Pittsburgh boxer Paul Spadafora is being sued by his long-time manager for breach of contract.
Al McCauley filed the complaint Monday in Allegheny County, alleging that his client of 15 years had boxed in a match at Mountaineer Casino, Racetrack and Resort in August without his consent and without paying Mr. McCauley a portion of the purse.
"Defendant Spadafora won his August boxing match," attorney Vincent Coppola wrote. "In light of this victory, his former world title and the boxing record that plaintiff McCauley helped him forge over the years, Mr. Spadafora is now poised to sign a multi-million dollar boxing contract for a title fight."
In the Aug. 18 match, Spadafora, who is 46-0-1, defeated Humberto Toledo.
Mr. McCauley has served as one of Spadafora's trainers since 1995. He became his manager in 1997 and signed a three-year contract with him on June 24, 2009, Mr. Coppola wrote.
The lawyer contends that Spadafora stopped following the terms of the contract more than a year before it expired.

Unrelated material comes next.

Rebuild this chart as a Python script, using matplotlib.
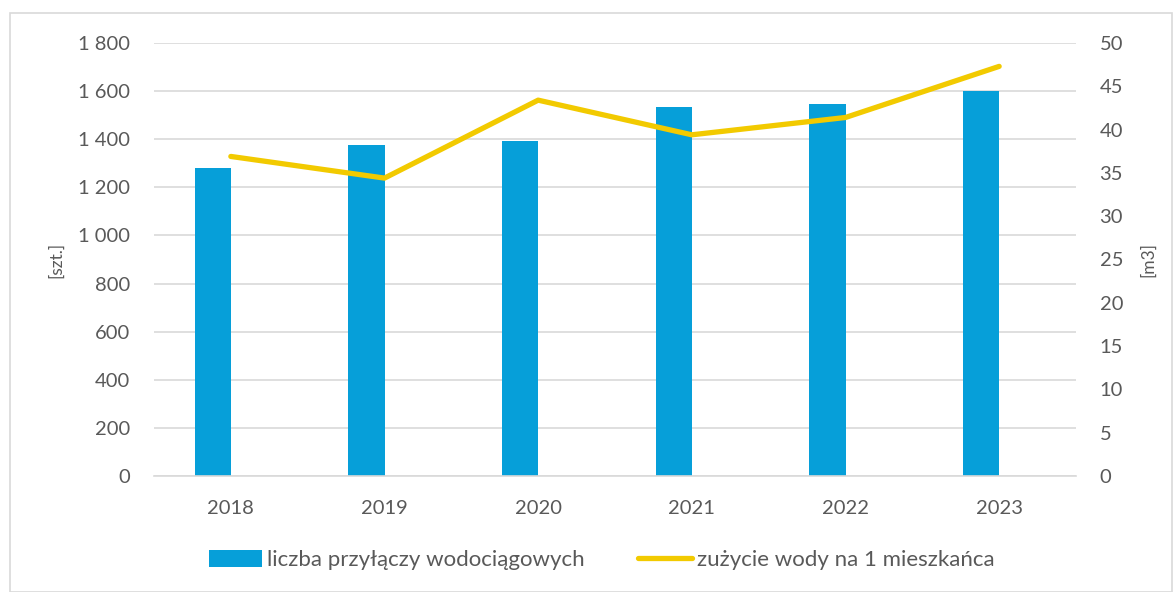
import matplotlib

matplotlib.use("Agg")

import matplotlib.pyplot as plt
import numpy as np
from matplotlib.lines import Line2D
from matplotlib.patches import Patch, Rectangle
from matplotlib.ticker import FuncFormatter

years = ["2018", "2019", "2020", "2021", "2022", "2023"]
connections = [1280, 1374, 1392, 1532, 1547, 1599]
water_per_person = [36.9, 34.4, 43.4, 39.4, 41.4, 47.3]

BAR_COLOR = "#069FD9"
LINE_COLOR = "#F2CA00"
GRID_COLOR = "#D9D9D9"
TEXT_COLOR = "#595959"

plt.rcParams["font.family"] = ["Lato", "DejaVu Sans"]

fig = plt.figure(figsize=(11.73, 5.92), dpi=100)
ax = fig.add_axes([154 / 1173, 1 - 476 / 592, (1076 - 154) / 1173, (476 - 43) / 592])

x = np.arange(len(years))
bar_width = 0.235
ax.bar(x, connections, width=-bar_width, align="edge", color=BAR_COLOR, zorder=2)

ax.set_xlim(-0.5, len(years) - 0.5)
ax.set_ylim(0, 1800)
ax.set_yticks(np.arange(0, 1801, 200))
ax.yaxis.set_major_formatter(FuncFormatter(lambda v, _: f"{int(v):,}".replace(",", " ")))
ax.set_xticks(x, years)
ax.grid(axis="y", color=GRID_COLOR, linewidth=1.2, zorder=0)
ax.set_axisbelow(True)
for side in ["top", "right", "left"]:
    ax.spines[side].set_visible(False)
ax.spines["bottom"].set_color(GRID_COLOR)
ax.spines["bottom"].set_linewidth(1.2)
ax.tick_params(axis="both", length=0, labelsize=14.5, labelcolor=TEXT_COLOR)
ax.tick_params(axis="y", pad=17)
ax.tick_params(axis="x", pad=17)
ax.set_ylabel("[szt.]", fontsize=12.5, color=TEXT_COLOR, labelpad=10)

ax2 = ax.twinx()
ax2.plot(x, water_per_person, color=LINE_COLOR, linewidth=3.8, solid_capstyle="round", zorder=3)
ax2.set_ylim(0, 50)
ax2.set_yticks(np.arange(0, 51, 5))
for side in ["top", "right", "left", "bottom"]:
    ax2.spines[side].set_visible(False)
ax2.tick_params(axis="y", length=0, labelsize=14.5, labelcolor=TEXT_COLOR, pad=17)
ax2.set_ylabel("[m3]", fontsize=12.5, color=TEXT_COLOR, labelpad=12)

handles = [
    Patch(facecolor=BAR_COLOR, edgecolor="none"),
    Line2D([0], [0], color=LINE_COLOR, linewidth=3.8, solid_capstyle="round"),
]
labels = ["liczba przyłączy wodociągowych", "zużycie wody na 1 mieszkańca"]
fig.legend(
    handles, labels, loc="center", bbox_to_anchor=(0.513, 1 - 560 / 592),
    ncol=2, frameon=False, fontsize=16, labelcolor=TEXT_COLOR,
    handlelength=2.4, handleheight=0.8, handletextpad=0.25, columnspacing=2.4,
)

fig.patches.append(Rectangle((10 / 1173, 0), 1 - 11 / 1173, 1 - 13 / 592,
                             transform=fig.transFigure, fill=False,
                             edgecolor=GRID_COLOR, linewidth=1.2))

fig.savefig("out.png", dpi=100)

"Due to the unique nature of the professional boxing industry and defendant Spadafora's specific circumstances and talents, and the necessity by which managers must develop their boxers' skills over the years to make them marketable and thus receive a return on the significant investment of time and money, the term of McCauley's contract with Mr. Spadafora must and should reflect a period of time equal to the length of time in which Mr. Spadafora has refused to cooperate and perform under the contract," according to the lawsuit.

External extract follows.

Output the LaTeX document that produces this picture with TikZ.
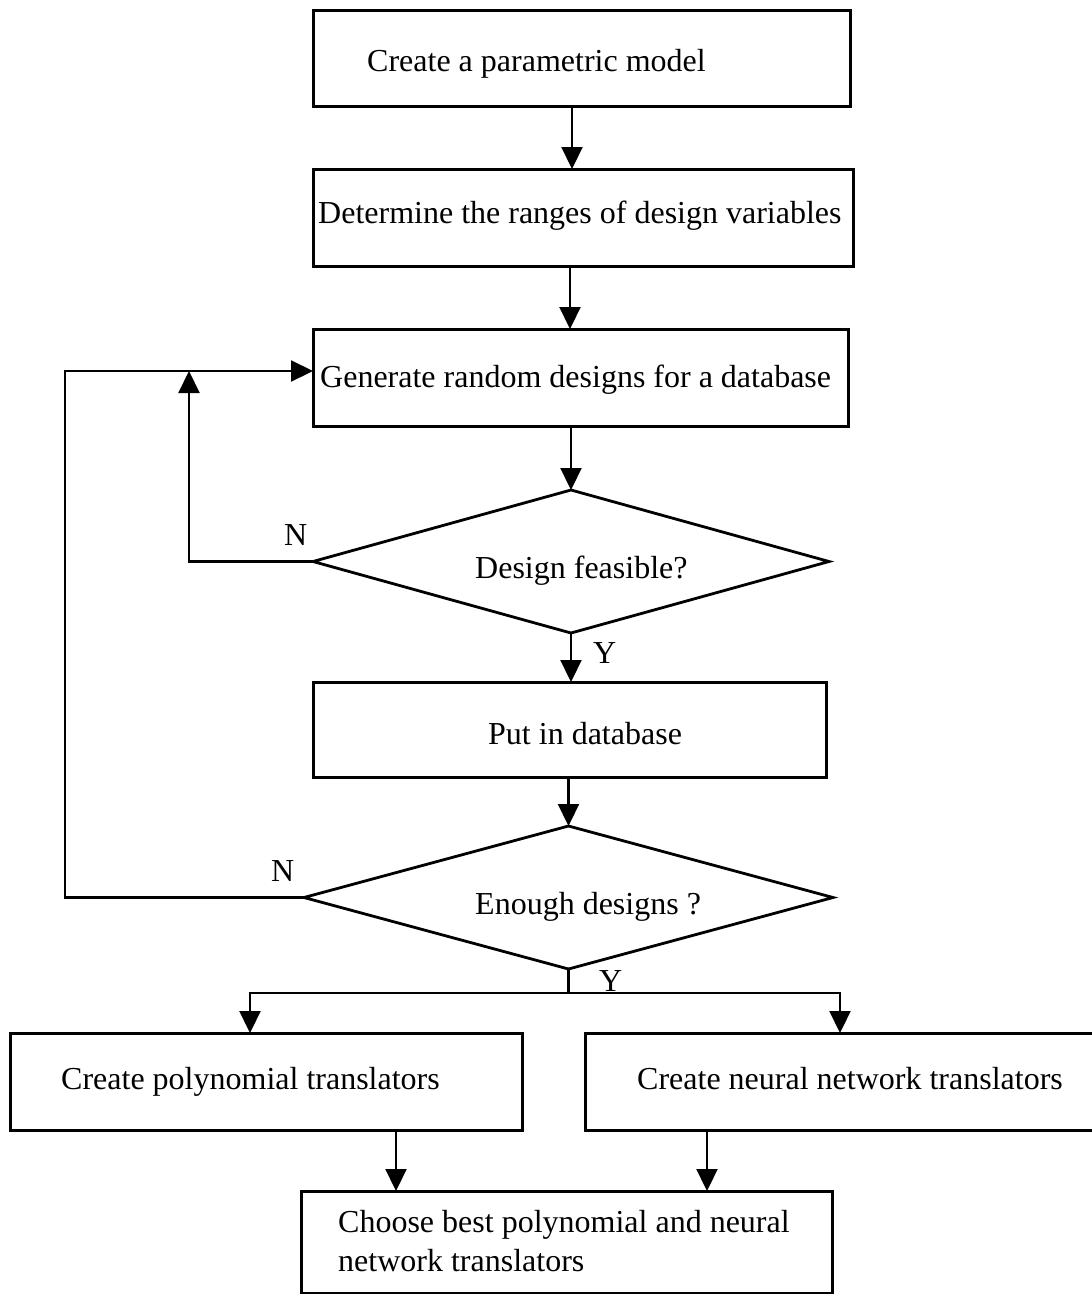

Mr. McCauley alleges that Spadafora's actions impair his ability to conduct business with other boxers.
Spadafora filed notice of his own action against Mr. McCauley and others in Washington County Common Pleas Court earlier this month.

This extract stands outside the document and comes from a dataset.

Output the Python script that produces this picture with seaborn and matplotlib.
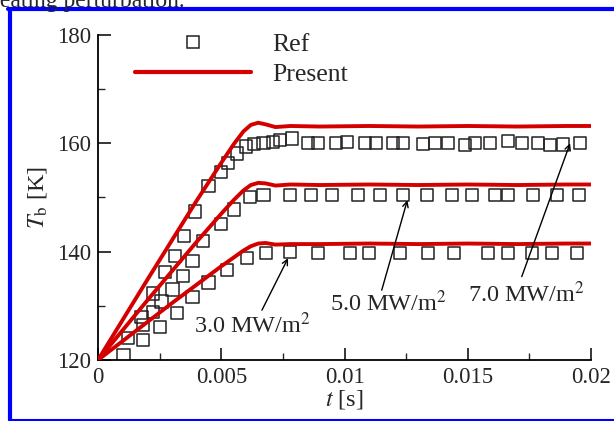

Joseph Horn, a New Jersey attorney who represents the boxer, said Mr. McCauley and Michael Acri Boxing Promotions, which used to represent Spadafora, attempted to interfere in the August bout at Mountaineer, sending letters to the venue threatening to have the fight stopped and seek damages.
"They should not have interfered with the contract that exists currently," Mr. Horn said.
He said he expects to file a lawsuit against them within 30 days of his writ being filed.
Mr. McCauley initially went to the Pennsylvania Athletic Commission to have the contract with Spadafora extended but lost there, the lawyer said.
"He sought them out and lost," Mr. Horn said. "He's not happy with the results in that venue."
This morning, Spadafora pleaded guilty before Allegheny County Common Pleas Judge Kelly Bigley to two counts of driving under the influence and one count of driving with a suspended license. He was sentenced to four days alternative confinement to be followed by probation.
One count stemmed from an arrest on Sept. 22, 2011, by Jefferson police, and the other came a month later, on Oct. 22, by the Stowe police.